■ **AIM OF THE TASK**
Pick out every line holding the string "this" and copy it.

--- start of DATA TO PROCESS ---

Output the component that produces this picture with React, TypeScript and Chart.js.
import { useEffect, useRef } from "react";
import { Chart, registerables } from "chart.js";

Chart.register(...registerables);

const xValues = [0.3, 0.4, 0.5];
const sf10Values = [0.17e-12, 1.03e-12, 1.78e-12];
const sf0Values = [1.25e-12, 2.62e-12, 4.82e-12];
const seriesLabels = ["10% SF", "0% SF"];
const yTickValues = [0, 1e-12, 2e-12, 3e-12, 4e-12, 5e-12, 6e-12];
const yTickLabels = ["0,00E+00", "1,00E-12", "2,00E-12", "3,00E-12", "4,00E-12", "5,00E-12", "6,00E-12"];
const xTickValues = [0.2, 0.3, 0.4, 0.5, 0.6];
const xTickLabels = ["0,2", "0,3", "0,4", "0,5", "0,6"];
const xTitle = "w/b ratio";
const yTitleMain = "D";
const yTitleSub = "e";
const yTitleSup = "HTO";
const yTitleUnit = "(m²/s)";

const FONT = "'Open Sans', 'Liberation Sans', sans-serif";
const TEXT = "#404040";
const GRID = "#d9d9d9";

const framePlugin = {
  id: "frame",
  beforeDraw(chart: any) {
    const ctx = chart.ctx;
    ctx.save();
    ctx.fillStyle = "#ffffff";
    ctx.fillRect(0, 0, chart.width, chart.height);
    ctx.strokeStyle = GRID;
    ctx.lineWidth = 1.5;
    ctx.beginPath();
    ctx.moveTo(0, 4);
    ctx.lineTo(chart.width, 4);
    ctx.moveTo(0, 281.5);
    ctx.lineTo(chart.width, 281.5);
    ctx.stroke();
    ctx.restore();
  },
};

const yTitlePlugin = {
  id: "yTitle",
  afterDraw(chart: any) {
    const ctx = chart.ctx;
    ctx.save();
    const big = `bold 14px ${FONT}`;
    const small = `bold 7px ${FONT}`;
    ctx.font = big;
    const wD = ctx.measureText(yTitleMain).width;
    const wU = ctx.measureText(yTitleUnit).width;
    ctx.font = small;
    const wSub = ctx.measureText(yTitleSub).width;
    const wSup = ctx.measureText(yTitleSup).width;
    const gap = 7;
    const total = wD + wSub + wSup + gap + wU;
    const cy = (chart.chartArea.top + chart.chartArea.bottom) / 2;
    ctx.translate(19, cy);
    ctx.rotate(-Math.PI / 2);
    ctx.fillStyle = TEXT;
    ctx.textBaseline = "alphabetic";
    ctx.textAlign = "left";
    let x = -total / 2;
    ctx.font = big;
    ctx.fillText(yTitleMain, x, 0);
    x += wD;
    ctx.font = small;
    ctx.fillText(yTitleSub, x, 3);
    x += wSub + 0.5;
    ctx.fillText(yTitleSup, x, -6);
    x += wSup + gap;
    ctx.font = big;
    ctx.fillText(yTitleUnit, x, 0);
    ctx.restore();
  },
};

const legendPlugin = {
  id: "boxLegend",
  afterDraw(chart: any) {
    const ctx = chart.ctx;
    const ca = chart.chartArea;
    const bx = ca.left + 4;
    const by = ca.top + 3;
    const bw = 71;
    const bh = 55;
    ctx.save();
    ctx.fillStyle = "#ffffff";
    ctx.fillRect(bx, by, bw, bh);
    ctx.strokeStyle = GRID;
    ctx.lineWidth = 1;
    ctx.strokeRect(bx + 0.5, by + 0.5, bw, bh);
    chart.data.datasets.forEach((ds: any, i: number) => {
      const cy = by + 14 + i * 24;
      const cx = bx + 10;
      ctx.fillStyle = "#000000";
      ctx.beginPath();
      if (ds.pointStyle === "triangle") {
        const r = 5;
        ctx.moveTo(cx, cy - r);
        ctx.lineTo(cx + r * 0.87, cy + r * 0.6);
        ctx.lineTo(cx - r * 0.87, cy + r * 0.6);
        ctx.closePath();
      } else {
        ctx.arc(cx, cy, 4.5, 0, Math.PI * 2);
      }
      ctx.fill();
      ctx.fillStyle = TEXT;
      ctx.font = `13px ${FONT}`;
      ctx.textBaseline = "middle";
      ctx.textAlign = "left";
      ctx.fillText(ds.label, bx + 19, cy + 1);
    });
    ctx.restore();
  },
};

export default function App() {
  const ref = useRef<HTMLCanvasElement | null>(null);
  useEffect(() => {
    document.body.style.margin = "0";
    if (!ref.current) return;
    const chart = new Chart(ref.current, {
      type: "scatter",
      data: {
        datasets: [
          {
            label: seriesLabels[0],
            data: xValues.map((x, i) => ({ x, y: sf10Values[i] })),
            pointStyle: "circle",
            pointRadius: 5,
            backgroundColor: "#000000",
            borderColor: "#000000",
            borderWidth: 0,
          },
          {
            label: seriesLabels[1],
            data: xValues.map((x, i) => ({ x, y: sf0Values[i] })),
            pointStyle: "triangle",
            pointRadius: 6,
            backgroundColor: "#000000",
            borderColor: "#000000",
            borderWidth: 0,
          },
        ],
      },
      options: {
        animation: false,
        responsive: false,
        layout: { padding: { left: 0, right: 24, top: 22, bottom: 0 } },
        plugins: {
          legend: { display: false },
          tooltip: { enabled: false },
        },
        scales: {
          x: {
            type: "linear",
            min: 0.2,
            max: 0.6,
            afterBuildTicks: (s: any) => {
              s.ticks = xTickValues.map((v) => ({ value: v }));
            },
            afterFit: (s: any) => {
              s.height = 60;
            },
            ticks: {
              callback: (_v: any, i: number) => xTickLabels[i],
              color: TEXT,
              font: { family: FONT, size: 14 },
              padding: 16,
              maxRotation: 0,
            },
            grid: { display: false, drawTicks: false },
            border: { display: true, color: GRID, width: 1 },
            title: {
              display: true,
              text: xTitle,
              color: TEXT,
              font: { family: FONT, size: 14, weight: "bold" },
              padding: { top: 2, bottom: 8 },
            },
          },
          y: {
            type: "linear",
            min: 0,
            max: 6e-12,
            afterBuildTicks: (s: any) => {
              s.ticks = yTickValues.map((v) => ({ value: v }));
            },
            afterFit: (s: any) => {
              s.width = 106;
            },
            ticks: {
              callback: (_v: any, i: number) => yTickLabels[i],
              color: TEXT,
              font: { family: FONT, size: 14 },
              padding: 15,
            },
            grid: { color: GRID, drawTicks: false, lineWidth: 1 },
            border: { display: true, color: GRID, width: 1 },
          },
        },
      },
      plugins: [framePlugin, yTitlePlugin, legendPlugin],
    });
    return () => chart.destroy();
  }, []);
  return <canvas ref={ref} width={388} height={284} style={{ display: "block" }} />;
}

--- end of DATA TO PROCESS ---
--- start of DATA TO PROCESS ---

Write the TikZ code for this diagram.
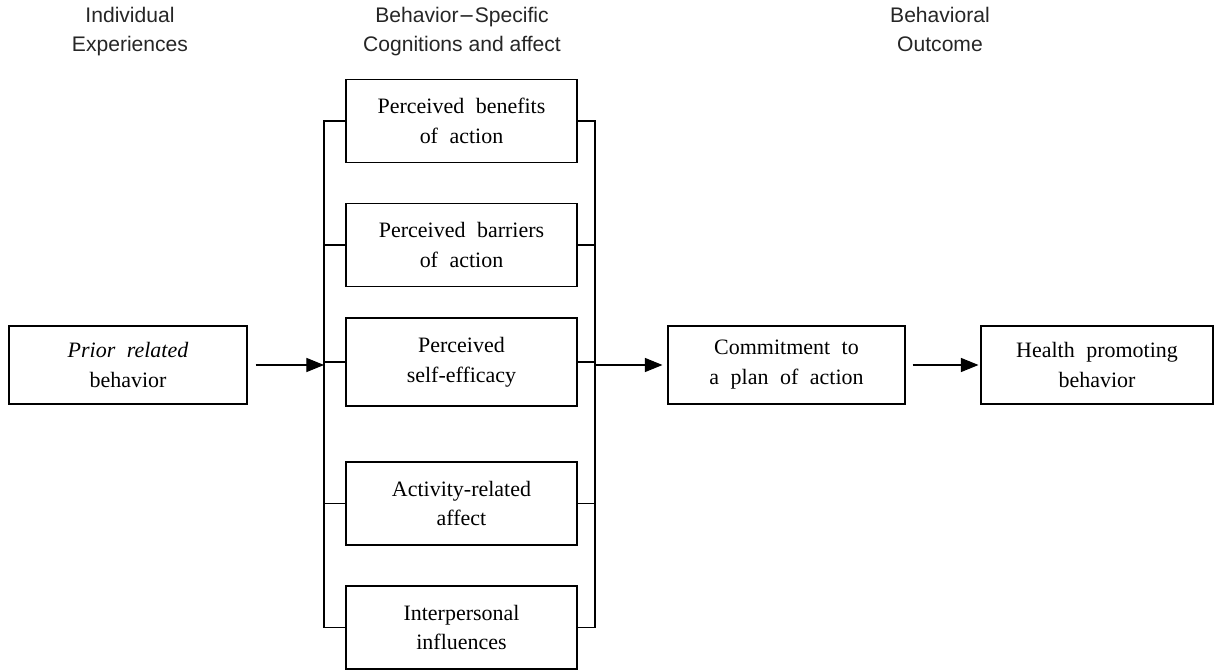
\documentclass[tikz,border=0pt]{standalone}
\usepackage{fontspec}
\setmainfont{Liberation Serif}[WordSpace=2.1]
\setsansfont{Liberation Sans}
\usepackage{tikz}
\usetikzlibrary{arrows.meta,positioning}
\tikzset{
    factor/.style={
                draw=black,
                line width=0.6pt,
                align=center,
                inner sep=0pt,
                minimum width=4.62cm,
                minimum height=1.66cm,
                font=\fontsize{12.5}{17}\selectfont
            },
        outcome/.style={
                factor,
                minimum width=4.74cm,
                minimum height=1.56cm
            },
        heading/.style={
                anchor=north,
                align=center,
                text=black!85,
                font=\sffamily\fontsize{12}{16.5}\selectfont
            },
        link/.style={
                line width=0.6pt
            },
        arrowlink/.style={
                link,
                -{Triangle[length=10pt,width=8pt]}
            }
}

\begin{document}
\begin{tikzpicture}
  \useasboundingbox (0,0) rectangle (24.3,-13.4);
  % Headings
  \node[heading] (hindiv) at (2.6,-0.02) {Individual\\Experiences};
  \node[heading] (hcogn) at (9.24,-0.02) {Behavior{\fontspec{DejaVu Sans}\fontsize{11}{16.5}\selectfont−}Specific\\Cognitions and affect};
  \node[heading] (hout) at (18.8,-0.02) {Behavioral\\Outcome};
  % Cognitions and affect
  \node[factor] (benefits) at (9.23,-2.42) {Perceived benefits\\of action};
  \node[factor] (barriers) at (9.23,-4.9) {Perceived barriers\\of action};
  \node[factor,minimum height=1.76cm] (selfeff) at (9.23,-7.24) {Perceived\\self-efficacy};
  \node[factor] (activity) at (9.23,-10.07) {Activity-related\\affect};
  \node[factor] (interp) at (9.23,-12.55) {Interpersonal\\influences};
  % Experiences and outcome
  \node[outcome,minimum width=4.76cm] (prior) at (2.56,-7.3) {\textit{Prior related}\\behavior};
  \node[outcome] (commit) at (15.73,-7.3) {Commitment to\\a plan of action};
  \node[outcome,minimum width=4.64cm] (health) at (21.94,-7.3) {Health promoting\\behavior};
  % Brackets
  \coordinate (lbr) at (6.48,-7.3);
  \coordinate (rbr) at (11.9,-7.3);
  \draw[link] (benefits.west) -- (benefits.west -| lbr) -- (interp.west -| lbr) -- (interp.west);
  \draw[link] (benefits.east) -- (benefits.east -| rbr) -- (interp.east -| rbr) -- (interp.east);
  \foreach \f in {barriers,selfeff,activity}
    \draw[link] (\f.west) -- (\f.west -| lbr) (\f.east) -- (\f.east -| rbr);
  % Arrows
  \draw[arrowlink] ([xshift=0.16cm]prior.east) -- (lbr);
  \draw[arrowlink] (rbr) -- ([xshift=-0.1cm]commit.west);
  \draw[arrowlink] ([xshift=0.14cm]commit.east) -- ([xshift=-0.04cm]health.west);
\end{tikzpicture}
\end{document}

--- end of DATA TO PROCESS ---

■ **FULL RESPONSE**
Output the component that produces this picture with React, TypeScript and Chart.js.
Write the TikZ code for this diagram.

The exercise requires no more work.